Acoustic impedance is the acoustic analogue of a material's optical index of refraction. Materials with high acoustic impedance are metals such as tungsten (W), platinum (Pt), molybdenum (Mo) or gold (Au). Examples of materials with low acoustic impedance are silicon oxide (SiO2) and aluminum (Al). W/SiO2 layers have been used in prior art devices to produce efficient reflectors. However, there are drawbacks to incorporating a metal into the acoustic Bragg reflector. Since metals such as W are conductive, and in order to avoid parasitic coupling between neighboring resonators on a filter chip, the reflector needs to be patterned. Also, if silicon is used as a substrate, this can induce parasitic capacitive coupling between the resonator bottom electrodes and the substrate through the metal reflector layers. Such coupling degrades the resonator's electrical performance.
These drawbacks of using a metal as one of the components in an acoustic Bragg reflector are well recognized in the art and attempts have been made to use an all-dielectric reflector that would negate the problem associated with parasitic capacitances. For example, Naik et al. (IEEE Trans., Ultrasonics, Ferroelectrics, and Frequency Control, 47(1), 2000, pp. 292-296) employed an all-dielectric reflector consisting of alternating layers of aluminum nitride (Al—N) and SiO2. However, due to the small difference in acoustic impedance between these two materials only a comparatively inefficient reflector can be constructed for the same number of alternating layers used in a metal/SiO2 stack such as W/SiO2.

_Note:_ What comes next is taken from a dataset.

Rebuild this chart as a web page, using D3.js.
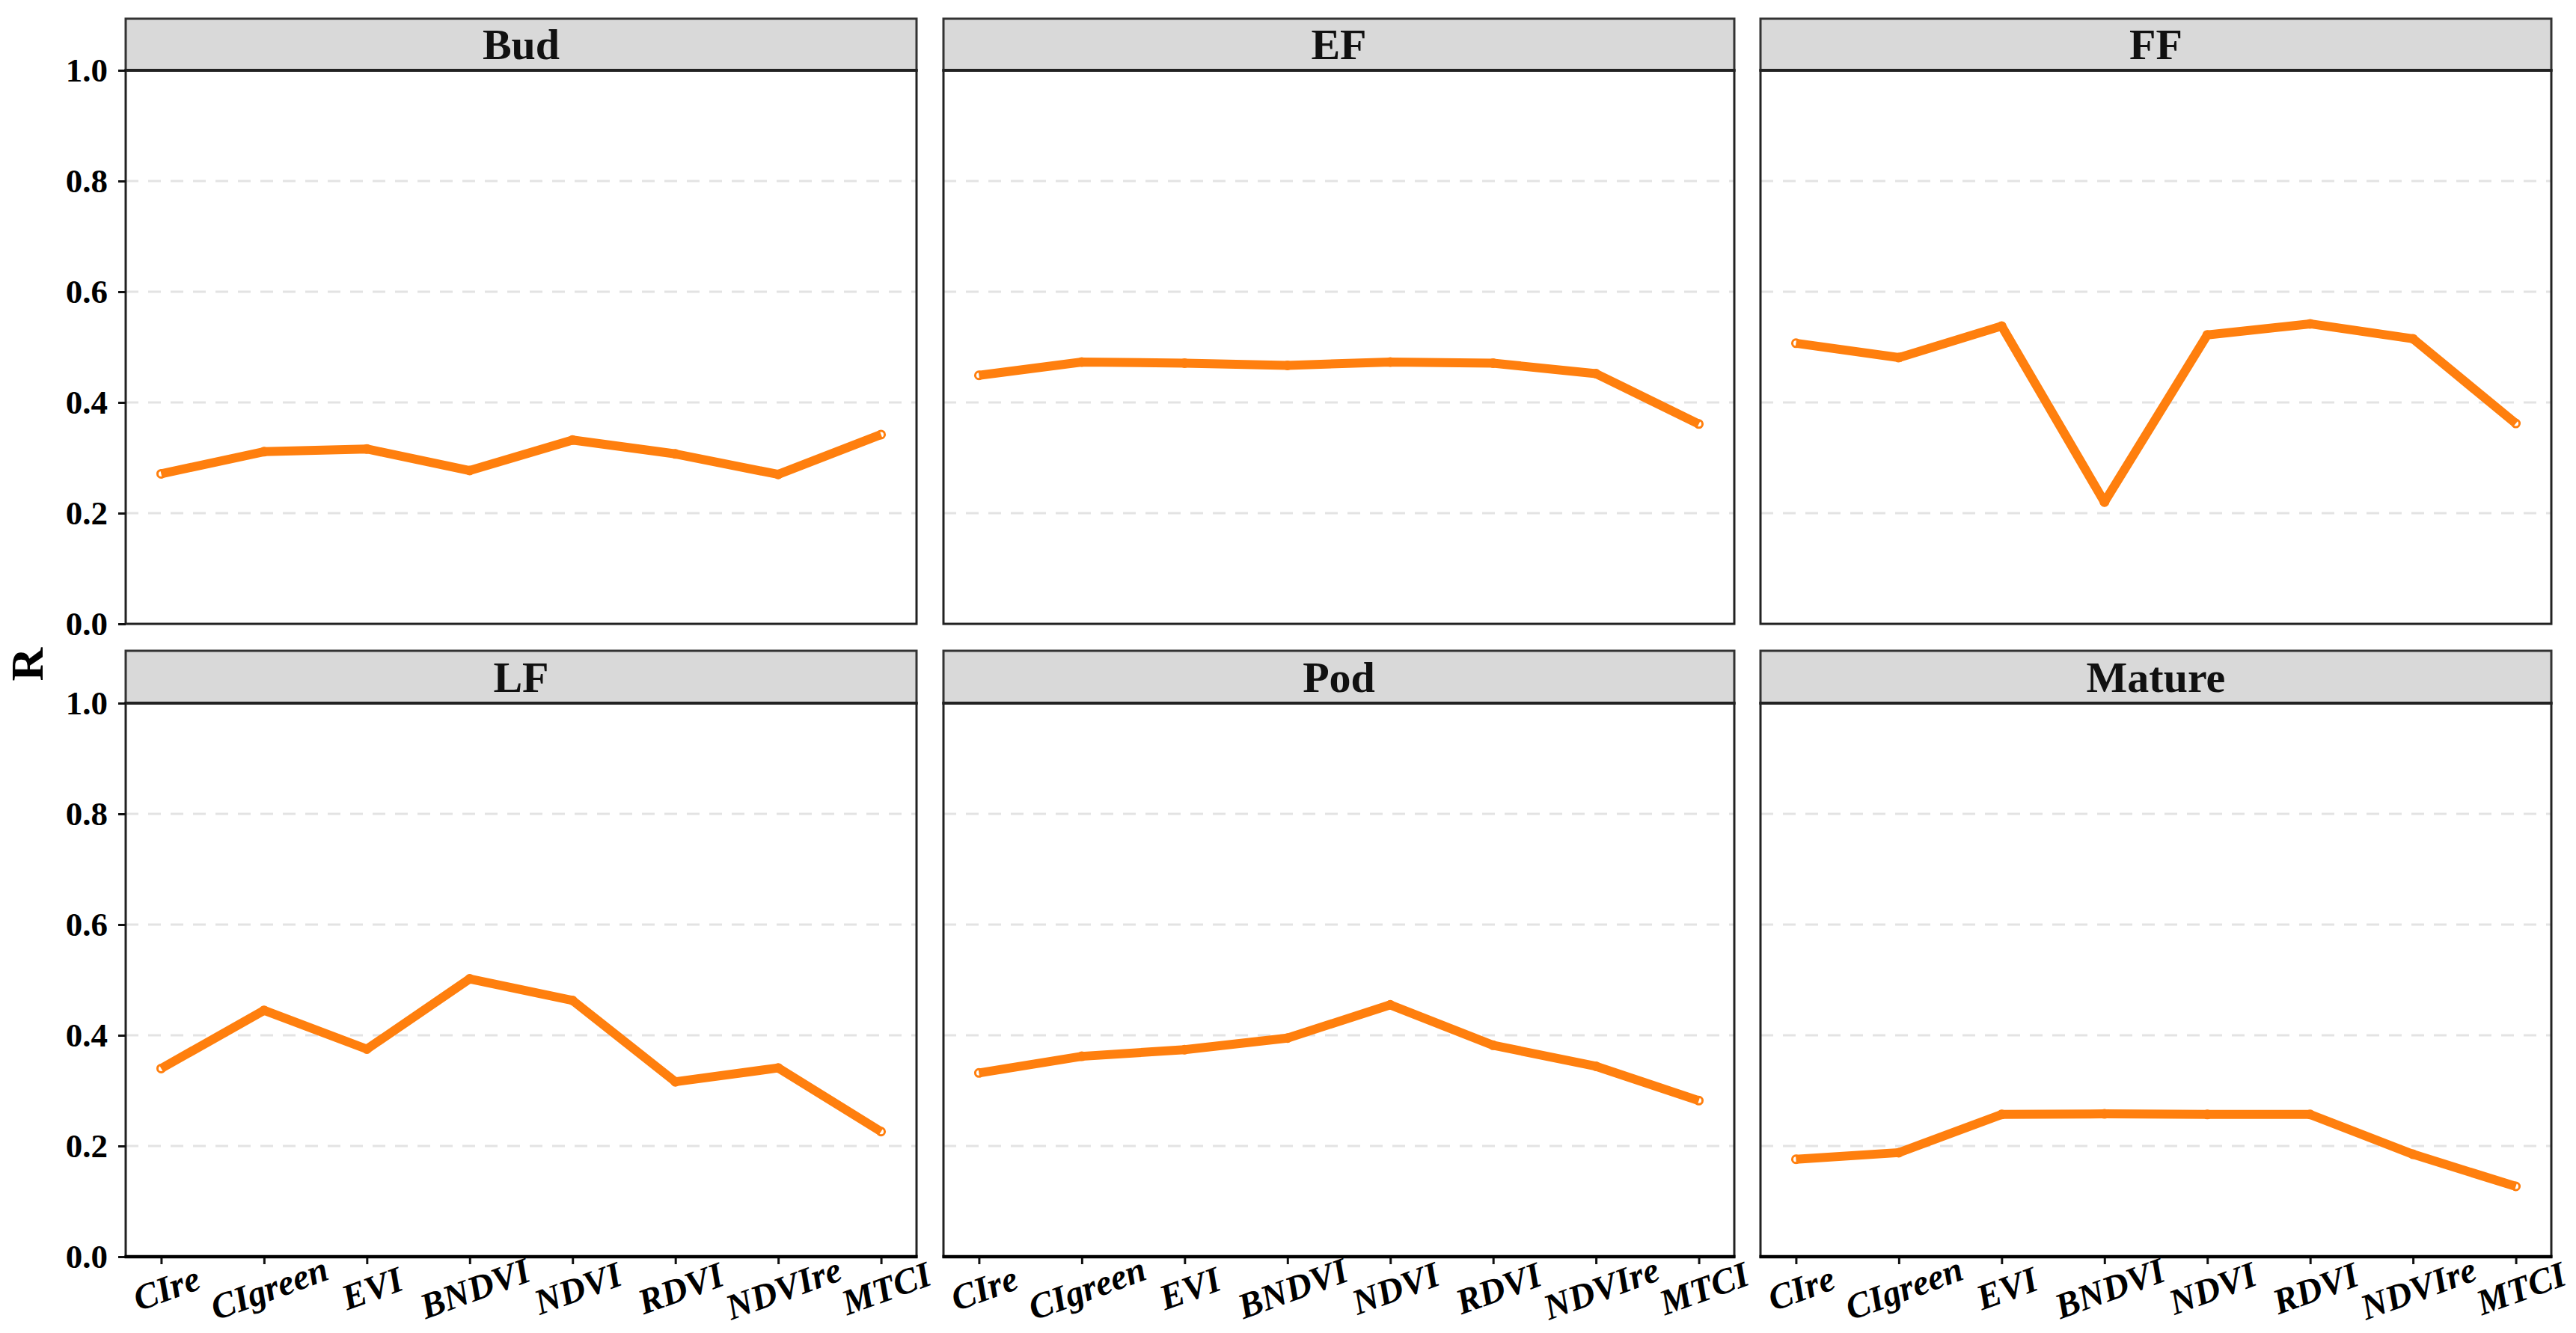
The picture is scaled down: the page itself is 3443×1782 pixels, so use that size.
<!DOCTYPE html>
<html>
<head>
<meta charset="utf-8">
<script src="https://cdn.jsdelivr.net/npm/d3@7"></script>
<style>
html, body { margin: 0; padding: 0; background: #fff; }
svg { display: block; }
</style>
</head>
<body>
<svg id="chart" width="3443" height="1782"></svg>
<script>
const categories = ["CIre", "CIgreen", "EVI", "BNDVI", "NDVI", "RDVI", "NDVIre", "MTCI"];
const stages = ["Bud", "EF", "FF", "LF", "Pod", "Mature"];
const budValues    = [0.271, 0.311, 0.316, 0.277, 0.332, 0.307, 0.270, 0.342];
const efValues     = [0.449, 0.473, 0.471, 0.467, 0.473, 0.471, 0.452, 0.361];
const ffValues     = [0.507, 0.481, 0.538, 0.220, 0.522, 0.542, 0.515, 0.362];
const lfValues     = [0.340, 0.445, 0.375, 0.502, 0.463, 0.316, 0.341, 0.226];
const podValues    = [0.332, 0.362, 0.374, 0.395, 0.455, 0.382, 0.344, 0.282];
const matureValues = [0.176, 0.188, 0.257, 0.258, 0.257, 0.257, 0.185, 0.127];
const yTicks = [0.0, 0.2, 0.4, 0.6, 0.8, 1.0];
const yTitle = "R";

const seriesByStage = [budValues, efValues, ffValues, lfValues, podValues, matureValues];

const svg = d3.select("#chart");
const FONT = "'Liberation Serif', 'Times New Roman', serif";
const ORANGE = "#FF7F0E";

const colX = [168, 1261, 2353];
const panelW = 1057;
const rows = [
  { stripTop: 25, top: 94, bottom: 834 },
  { stripTop: 870, top: 940, bottom: 1680 }
];

const x = d3.scalePoint().domain(categories).range([0, panelW]).padding(0.345);

stages.forEach((stage, i) => {
  const col = i % 3, row = Math.floor(i / 3);
  const r = rows[row];
  const g = svg.append("g").attr("transform", `translate(${colX[col]},0)`);
  const y = d3.scaleLinear().domain([0, 1]).range([r.bottom, r.top]);

  // grid lines
  g.selectAll(".grid").data(yTicks.filter(t => t > 0 && t < 1)).enter()
    .append("line")
    .attr("x1", 0).attr("x2", panelW)
    .attr("y1", d => y(d)).attr("y2", d => y(d))
    .attr("stroke", "#e3e3e3").attr("stroke-width", 3)
    .attr("stroke-dasharray", "17,13");

  const vals = seriesByStage[i];
  const data = categories.map((c, k) => ({ c, v: vals[k] }));

  // points (hollow, below the line)
  g.selectAll(".pt").data(data).enter().append("circle")
    .attr("cx", d => x(d.c)).attr("cy", d => y(d.v))
    .attr("r", 5).attr("fill", "#fff")
    .attr("stroke", ORANGE).attr("stroke-width", 3);

  const line = d3.line().x(d => x(d.c)).y(d => y(d.v));
  g.append("path").datum(data)
    .attr("d", line)
    .attr("fill", "none")
    .attr("stroke", ORANGE)
    .attr("stroke-width", 12)
    .attr("stroke-linejoin", "round")
    .attr("stroke-linecap", "butt");

  // panel border
  g.append("rect")
    .attr("x", 0).attr("y", r.top)
    .attr("width", panelW).attr("height", r.bottom - r.top)
    .attr("fill", "none").attr("stroke", "#222").attr("stroke-width", 3);

  // strip
  g.append("rect")
    .attr("x", 0).attr("y", r.stripTop)
    .attr("width", panelW).attr("height", r.top - r.stripTop)
    .attr("fill", "#d9d9d9").attr("stroke", "#333").attr("stroke-width", 3);
  g.append("line")
    .attr("x1", -1.5).attr("x2", panelW + 1.5)
    .attr("y1", r.top).attr("y2", r.top)
    .attr("stroke", "#222").attr("stroke-width", 4);
  g.append("text")
    .attr("x", panelW / 2).attr("y", (r.stripTop + r.top) / 2)
    .attr("text-anchor", "middle").attr("dominant-baseline", "central")
    .attr("font-family", FONT).attr("font-weight", "bold")
    .attr("font-size", 58).attr("fill", "#111")
    .text(stage);

  // y axis (first column)
  if (col === 0) {
    const yAxis = d3.axisLeft(y).tickValues(yTicks).tickFormat(d3.format(".1f"))
      .tickSize(10).tickPadding(14);
    const ga = g.append("g").call(yAxis);
    ga.select(".domain").remove();
    ga.selectAll(".tick line").attr("stroke", "#111").attr("stroke-width", 3);
    ga.selectAll(".tick text")
      .attr("font-family", FONT).attr("font-weight", "bold")
      .attr("font-size", 45).attr("fill", "#000");
  }

  // x axis (bottom row)
  if (row === 1) {
    const xAxis = d3.axisBottom(x).tickSize(10).tickFormat("");
    const gx = g.append("g").attr("transform", `translate(0,${r.bottom})`).call(xAxis);
    gx.select(".domain").remove();
    gx.selectAll(".tick line").attr("stroke", "#111").attr("stroke-width", 3);
    g.append("line")
      .attr("x1", -1.5).attr("x2", panelW + 1.5)
      .attr("y1", r.bottom).attr("y2", r.bottom)
      .attr("stroke", "#000").attr("stroke-width", 4.5);
    g.selectAll(".xlab").data(categories).enter().append("text")
      .attr("transform", d => `translate(${x(d) + 7},${r.bottom + 42}) rotate(-20)`)
      .attr("text-anchor", "middle").attr("dominant-baseline", "central")
      .attr("font-family", FONT).attr("font-weight", "bold").attr("font-style", "italic")
      .attr("font-size", 48).attr("fill", "#000")
      .text(d => d);
  }
});

// y title
svg.append("text")
  .attr("transform", "translate(36,888) rotate(-90)")
  .attr("text-anchor", "middle").attr("dominant-baseline", "central")
  .attr("font-family", FONT).attr("font-weight", "bold")
  .attr("font-size", 62).attr("fill", "#000")
  .text(yTitle);
</script>
</body>
</html>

Thus there is a need to provide a SMR structure which has less problems associated with packaging than an FBAR but which does not suffer from the parasitic capacitance problems that are present in SMRs that utilize metal layers in the acoustic Bragg reflector. There is a further need to provide an SMR structure that uses an all-dielectric acoustic Bragg reflector but at the same time has as high an efficiency for the same number of layers as a metal/SiO2 acoustic Bragg reflector such as a W/SiO2 reflector.